By Erik Hoel | The Intrinsic Perspective
Decades. We’re in one. We came from one. We’re going to one. They mean, well, something. Nothing. Everything. As redhead Cynthia Dunn says while cruising around a car just vibing as a 1970s teenager in Dazed and Confused:
“The fifties were boring. The sixties rocked. And the seventies—oh my God, they obviously suck. Come on! Maybe the eighties will be radical.”
The joke plays on the audience’s foreknowledge of the actual 80s, and I like it not just because it’s said by one of my childhood crushes in one of my favorite movies, but because there are plenty of real actual academic theories based on (essentially) decade changes, from the Strauss–Howe generational theory to cyclical theory.
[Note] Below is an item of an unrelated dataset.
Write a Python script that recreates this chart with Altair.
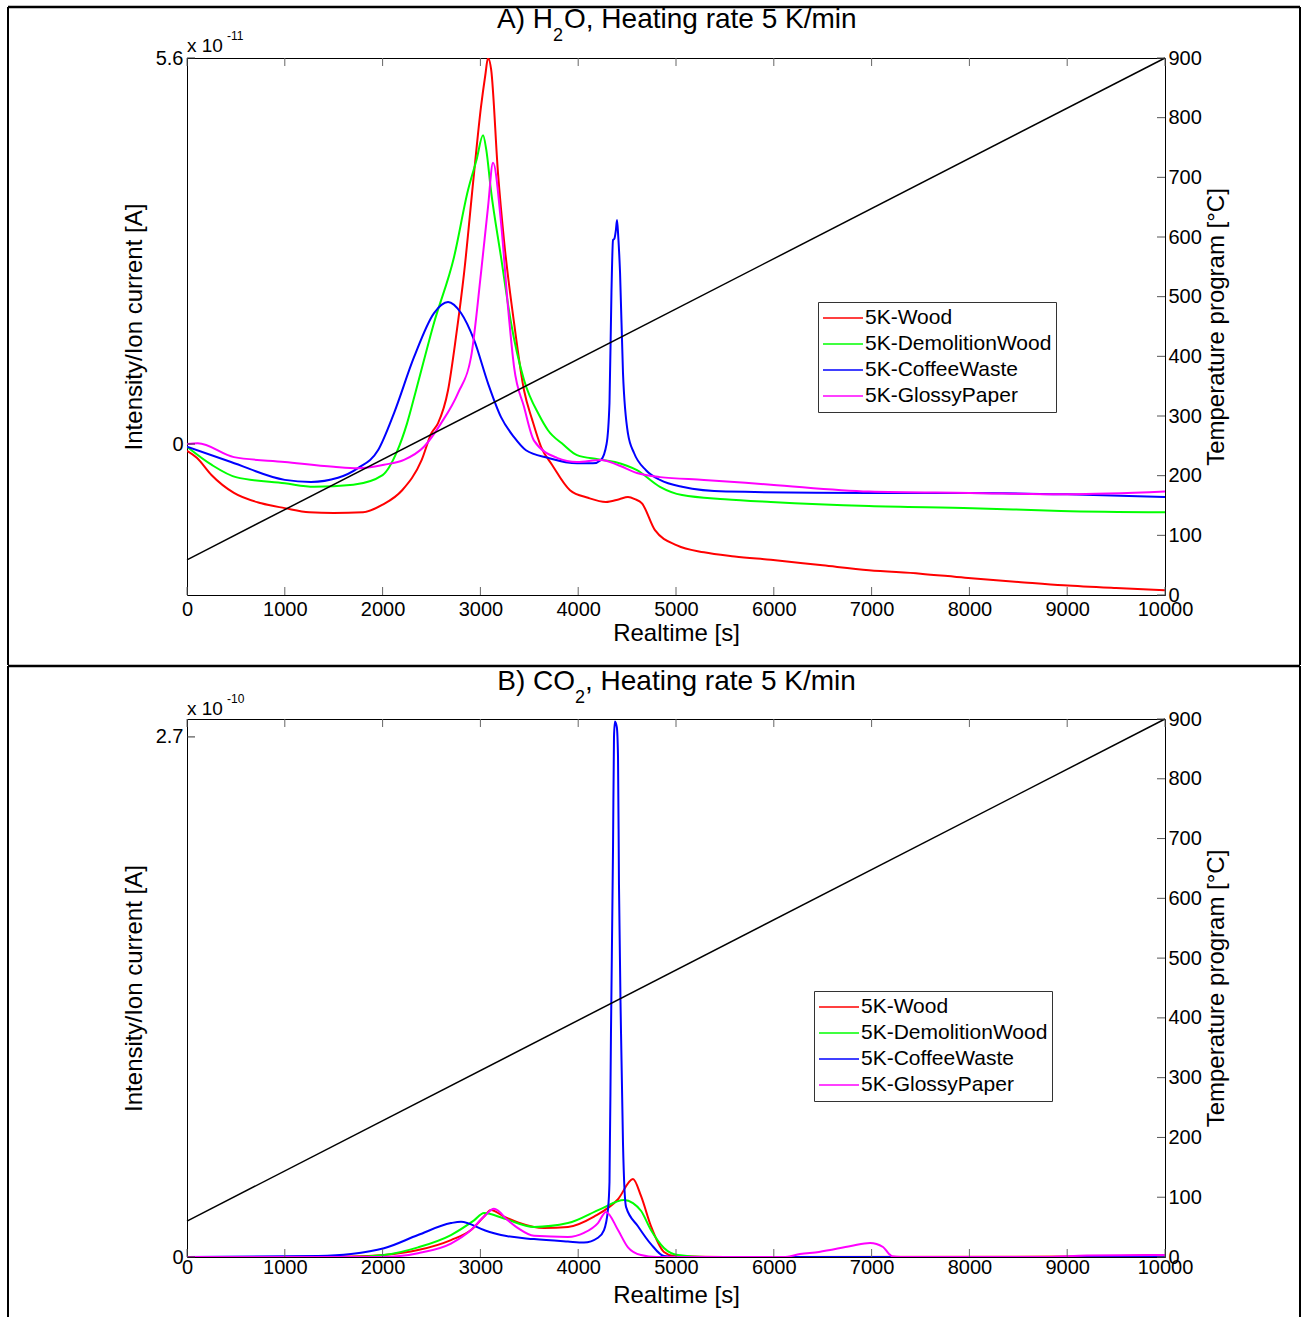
import altair as alt
import pandas as pd

FONT = "Liberation Sans"
W = 978
H_A = 537
H_B = 538
T_MAX = 10000

SERIES = ["5K-Wood", "5K-DemolitionWood", "5K-CoffeeWaste", "5K-GlossyPaper"]
COLORS = ["#ff0000", "#00ff00", "#0000ff", "#ff00ff"]

X_TICKS = [0, 1000, 2000, 3000, 4000, 5000, 6000, 7000, 8000, 9000, 10000]
TEMP_TICKS = [0, 100, 200, 300, 400, 500, 600, 700, 800, 900]

# ---------------- Panel A: H2O (ion current in units of 1e-11 A) ----------------
A_TITLE = ["A) H", "2", "O, Heating rate 5 K/min"]
A_Y_DOMAIN = [-2.19, 5.6]
A_Y_TICKS = [0, 5.6]

A_WOOD_T = [0, 100, 250, 480, 760, 1000, 1250, 1500, 1800, 2000, 2200, 2400, 2500, 2566, 2669, 2750,
            2833, 2935, 3006, 3050, 3078, 3110, 3180, 3241, 3344, 3446, 3530, 3620, 3732, 3916, 4100,
            4284, 4420, 4509, 4580, 4652, 4785, 5010, 5286, 5600, 5970, 6500, 6973, 7500, 7955, 8500,
            8963, 9500, 10000]
A_WOOD_V = [-0.10, -0.20, -0.45, -0.71, -0.86, -0.93, -0.99, -1.00, -0.99, -0.88, -0.67, -0.23, 0.16, 0.30, 0.78, 1.55,
            2.48, 3.93, 4.89, 5.35, 5.60, 5.43, 3.93, 2.96, 1.76, 0.78, 0.35, -0.04, -0.30, -0.67, -0.78,
            -0.84, -0.80, -0.77, -0.80, -0.86, -1.25, -1.47, -1.57, -1.63, -1.68, -1.76, -1.83, -1.88, -1.94, -2.00,
            -2.05, -2.09, -2.12]

A_DEMO_T = [0, 250, 500, 1000, 1300, 1700, 2000, 2150, 2250, 2342, 2526, 2730, 2873, 2960, 3027, 3060,
            3108, 3211, 3313, 3446, 3600, 3691, 3850, 3988, 4200, 4376, 4601, 4836, 5062, 5500, 5970,
            6973, 8027, 8937, 10000]
A_DEMO_V = [-0.04, -0.30, -0.48, -0.57, -0.62, -0.59, -0.45, -0.10, 0.30, 0.78, 1.76, 2.71, 3.68, 4.12, 4.48, 4.27,
            3.68, 2.71, 1.76, 0.93, 0.42, 0.20, -0.01, -0.16, -0.22, -0.26, -0.38, -0.62, -0.74, -0.80, -0.84,
            -0.90, -0.93, -0.97, -0.99]

A_COFFEE_T = [0, 450, 1000, 1268, 1544, 1748, 1953, 2117, 2321, 2526, 2669, 2802, 2935, 3078, 3211, 3344,
              3466, 3691, 3988, 4151, 4233, 4290, 4320, 4340, 4356, 4370, 4385, 4397, 4410, 4428, 4458,
              4509, 4571, 4693, 4836, 5062, 5511, 6973, 8000, 9000, 10000]
A_COFFEE_V = [-0.04, -0.26, -0.52, -0.55, -0.49, -0.35, -0.09, 0.45, 1.26, 1.90, 2.06, 1.90, 1.51, 0.88, 0.39, 0.10,
              -0.09, -0.20, -0.28, -0.28, -0.23, 0.00, 0.60, 2.20, 2.96, 2.98, 3.10, 3.25, 3.00, 2.48, 1.03,
              0.15, -0.13, -0.38, -0.52, -0.62, -0.69, -0.71, -0.71, -0.73, -0.77]

A_GLOSSY_T = [0, 110, 480, 1000, 1500, 1748, 2014, 2219, 2423, 2597, 2771, 2904, 3006, 3078, 3129, 3211,
              3282, 3344, 3446, 3548, 3783, 3988, 4233, 4400, 4601, 4836, 5286, 5970, 6973, 8000, 9000, 10000]
A_GLOSSY_V = [0.00, 0.01, -0.19, -0.26, -0.33, -0.35, -0.30, -0.23, -0.04, 0.30, 0.74, 1.26, 2.48, 3.44, 4.08, 3.21,
              1.99, 1.12, 0.54, 0.05, -0.20, -0.26, -0.23, -0.30, -0.42, -0.48, -0.52, -0.59, -0.69, -0.71, -0.73, -0.69]

A_TEMP_T = [0, 10000]
A_TEMP_C = [59, 900]

# ---------------- Panel B: CO2 (ion current in units of 1e-10 A) ----------------
B_TITLE = ["B) CO", "2", ", Heating rate 5 K/min"]
B_Y_DOMAIN = [0, 2.793]
B_Y_TICKS = [0, 2.7]

B_WOOD_T = [0, 1000, 1677, 2014, 2362, 2699, 2904, 3037, 3108, 3241, 3384, 3650, 3895, 4162, 4407, 4560,
            4642, 4744, 4877, 4980, 5500, 9000, 10000]
B_WOOD_V = [0.0, 0.0, 0.002, 0.01, 0.036, 0.088, 0.14, 0.21, 0.244, 0.21, 0.18, 0.15, 0.156, 0.21, 0.30, 0.405,
            0.317, 0.16, 0.026, 0.005, 0.0, 0.002, 0.01]

B_DEMO_T = [0, 1677, 2014, 2362, 2699, 2935, 3037, 3241, 3548, 3895, 4233, 4468, 4560, 4642, 4744, 4877,
            5020, 5300, 10000]
B_DEMO_V = [0.0, 0.0, 0.01, 0.05, 0.114, 0.19, 0.228, 0.20, 0.156, 0.176, 0.25, 0.296, 0.28, 0.24, 0.14, 0.047,
            0.01, 0.0, 0.0]

B_COFFEE_T = [0, 1340, 1677, 2014, 2362, 2699, 2802, 3037, 3211, 3548, 3895, 4059, 4202, 4264, 4305, 4320,
              4335, 4356, 4366, 4376, 4395, 4407, 4417, 4438, 4458, 4489, 4611, 4744, 4877, 5000, 10000]
B_COFFEE_V = [0.0, 0.005, 0.015, 0.045, 0.114, 0.176, 0.183, 0.14, 0.114, 0.093, 0.08, 0.075, 0.10, 0.14, 0.25, 0.39,
              1.16, 2.12, 2.70, 2.78, 2.75, 2.60, 1.93, 1.16, 0.59, 0.26, 0.16, 0.067, 0.005, 0.0, 0.0]

B_GLOSSY_T = [0, 2000, 2362, 2699, 2904, 3037, 3139, 3282, 3384, 3548, 3895, 4059, 4202, 4284, 4407, 4509,
              4642, 4800, 6100, 6268, 6462, 6789, 6984, 7117, 7178, 7209, 7300, 8800, 9200, 10000]
B_GLOSSY_V = [0.0, 0.0, 0.02, 0.07, 0.14, 0.21, 0.25, 0.19, 0.15, 0.11, 0.104, 0.125, 0.176, 0.234, 0.14, 0.05,
              0.01, 0.0, 0.0, 0.015, 0.026, 0.057, 0.073, 0.052, 0.016, 0.004, 0.0, 0.0, 0.008, 0.01]

B_TEMP_T = [0, 10000]
B_TEMP_C = [60, 900]


def long_frame(pairs):
    rows = []
    for name, (ts, vs) in zip(SERIES, pairs):
        assert len(ts) == len(vs), name
        for t, v in zip(ts, vs):
            rows.append({"series": name, "t": t, "v": v})
    return pd.DataFrame(rows)


def one_row():
    return pd.DataFrame({"k": [0]})


def text_mark(txt, size, align, x, y):
    return alt.Chart(one_row()).mark_text(
        text=txt, font=FONT, fontSize=size, align=align, baseline="alphabetic", color="black"
    ).encode(x=alt.value(x), y=alt.value(y))


def panel(title_parts, title_x, title_y, pairs, y_domain, y_ticks, exp_sup, exp_y, temp_t, temp_c, H,
          legend_x, legend_y, xlabel_pad, frame_top, frame_bottom):
    df = long_frame(pairs)
    xs = alt.Scale(domain=[0, T_MAX], nice=False, zero=False)
    ys = alt.Scale(domain=y_domain, nice=False, zero=False)
    tsc = alt.Scale(domain=[0, 900], nice=False, zero=False)

    lines = alt.Chart(df).mark_line(strokeWidth=2, clip=True, interpolate="monotone").encode(
        x=alt.X("t:Q", scale=xs, axis=alt.Axis(
            values=X_TICKS, format="d", title="Realtime [s]", ticks=False, tickSize=0, domain=False,
            grid=False, labelPadding=xlabel_pad, labelFlush=False, labelOverlap=False,
            labelFontSize=20, titleFontSize=24, titleX=W / 2, titleY=38, titleBaseline="middle")),
        y=alt.Y("v:Q", scale=ys, axis=alt.Axis(
            values=y_ticks, format="~g", title="Intensity/Ion current [A]", ticks=False, tickSize=0,
            domain=False, grid=False, labelPadding=4, labelOverlap=False, labelFontSize=20,
            titleFontSize=24, titleAngle=270, titleX=-53, titleY=H / 2, titleAlign="center",
            titleBaseline="middle")),
        color=alt.Color("series:N", scale=alt.Scale(domain=SERIES, range=COLORS), legend=alt.Legend(
            title=None, orient="none", legendX=legend_x, legendY=legend_y, direction="vertical",
            fillColor="white", strokeColor="#333333", padding=4, symbolType="stroke", symbolSize=1600,
            symbolStrokeWidth=1.5, labelFontSize=21, labelFont=FONT, labelColor="black", labelOffset=1,
            labelLimit=400, clipHeight=24, rowPadding=2)),
    )

    xt = pd.DataFrame({"t": X_TICKS})
    ticks_bottom = alt.Chart(xt).mark_rule(color="#666666", strokeWidth=1).encode(
        x=alt.X("t:Q", scale=xs), y=alt.value(H), y2=alt.value(H - 8))
    ticks_top = alt.Chart(xt).mark_rule(color="#666666", strokeWidth=1).encode(
        x=alt.X("t:Q", scale=xs), y=alt.value(0), y2=alt.value(8))
    ticks_left = alt.Chart(pd.DataFrame({"v": y_ticks})).mark_rule(color="#333333", strokeWidth=1).encode(
        y=alt.Y("v:Q", scale=ys), x=alt.value(0), x2=alt.value(8))

    t1 = text_mark(title_parts[0], 28, "right", title_x[0], title_y)
    t2 = text_mark(title_parts[1], 18, "left", title_x[0], title_y + 13)
    t3 = text_mark(title_parts[2], 28, "left", title_x[1], title_y)
    exp1 = text_mark("x 10", 19, "left", 0, exp_y)
    exp2 = text_mark(exp_sup, 12, "left", 40, exp_y - 12)

    fx0, fx1 = -179, W + 135
    frame_t = alt.Chart(one_row()).mark_rule(color="black", strokeWidth=2.5).encode(
        x=alt.value(fx0), x2=alt.value(fx1), y=alt.value(frame_top))
    frame_l = alt.Chart(one_row()).mark_rule(color="black", strokeWidth=2).encode(
        x=alt.value(fx0), y=alt.value(frame_top), y2=alt.value(frame_bottom))
    frame_r = alt.Chart(one_row()).mark_rule(color="black", strokeWidth=2).encode(
        x=alt.value(fx1), y=alt.value(frame_top), y2=alt.value(frame_bottom))

    left_group = alt.layer(lines, ticks_bottom, ticks_top, ticks_left, t1, t2, t3, exp1, exp2,
                           frame_t, frame_l, frame_r)

    tdf = pd.DataFrame({"t": temp_t, "c": temp_c})
    temp_line = alt.Chart(tdf).mark_line(color="black", strokeWidth=1.5).encode(
        x=alt.X("t:Q", scale=xs),
        y=alt.Y("c:Q", scale=tsc, axis=alt.Axis(
            orient="right", values=TEMP_TICKS, format="d", title="Temperature program [°C]",
            ticks=False, tickSize=0, domain=False, grid=False, labelPadding=3, labelOverlap=False,
            labelFontSize=20, titleFontSize=24, titleAngle=270, titleX=51, titleY=H / 2,
            titleAlign="center", titleBaseline="middle")),
    )
    ticks_right = alt.Chart(pd.DataFrame({"c": TEMP_TICKS})).mark_rule(color="#555555", strokeWidth=1).encode(
        y=alt.Y("c:Q", scale=tsc), x=alt.value(W - 8), x2=alt.value(W))
    right_group = alt.layer(temp_line, ticks_right)

    return alt.layer(left_group, right_group).resolve_scale(y="independent").properties(width=W, height=H)


panel_a = panel(
    A_TITLE, [366, 377], -30,
    [(A_WOOD_T, A_WOOD_V), (A_DEMO_T, A_DEMO_V), (A_COFFEE_T, A_COFFEE_V), (A_GLOSSY_T, A_GLOSSY_V)],
    A_Y_DOMAIN, A_Y_TICKS, "-11", -6, A_TEMP_T, A_TEMP_C, H_A,
    631, 244, 4, -51, 607,
)
panel_b = panel(
    B_TITLE, [388, 398], -29,
    [(B_WOOD_T, B_WOOD_V), (B_DEMO_T, B_DEMO_V), (B_COFFEE_T, B_COFFEE_V), (B_GLOSSY_T, B_GLOSSY_V)],
    B_Y_DOMAIN, B_Y_TICKS, "-10", -4, B_TEMP_T, B_TEMP_C, H_B,
    627, 272, 0, -53, 598,
)

chart = alt.vconcat(panel_a, panel_b, spacing=-3).resolve_scale(color="independent").properties(
    padding={"left": 6, "top": 5, "right": 0, "bottom": 0}
).configure_view(stroke="black", strokeWidth=1).configure_axis(
    labelFont=FONT, titleFont=FONT, labelColor="black", titleColor="black", titleFontWeight="normal"
)

chart.save("out.html", embed_options={"renderer": "svg", "actions": False})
Besides, we all know decades have vibes. That’s why Dazed and Confused, a movie famous for having a meandering plot, no plot at all really, works so well. And if decades have vibes this logically implies that, within decades, there are years that represent certain vibe shifts. As Charles Schifano recently wrote:
Annie Ernaux, who was twenty-eight in 1968, encapsulates the narrow sensation nicely in The Years, stating that “1968 was the first year of the world.”
Annie Ernaux may have been right; perhaps, in a way, she’ll always be right. But for us, for our decade, for our current vibe: what year was it established? When was the decade-defining great vibe shift? What was the first year of our particular world?
The answer is actually rather clear. For whenever I now see a graph plotting out something by years, my eyes now jump to a certain date: 2012. And, more often than not, there is evidence of some kind of fulcrum there. Others have also started to take notice as well: 2012 was a “tipping-point” year.
Such a year can mean a lot of things. Some tipping-point years are cultural, like 1968 (the Tet Offensive, MLK assassination, Robert Kennedy assassination, Civil Rights Act, Star Trek airs the first interracial kiss, all of which established the vibe of the coming 1970s). Other tipping-point years are economic, like 1971. In fact, there’s even www.wtfhappenedin1971.com which lays out chart after chart showing how there were sudden disruptions of long-running economic trends in America.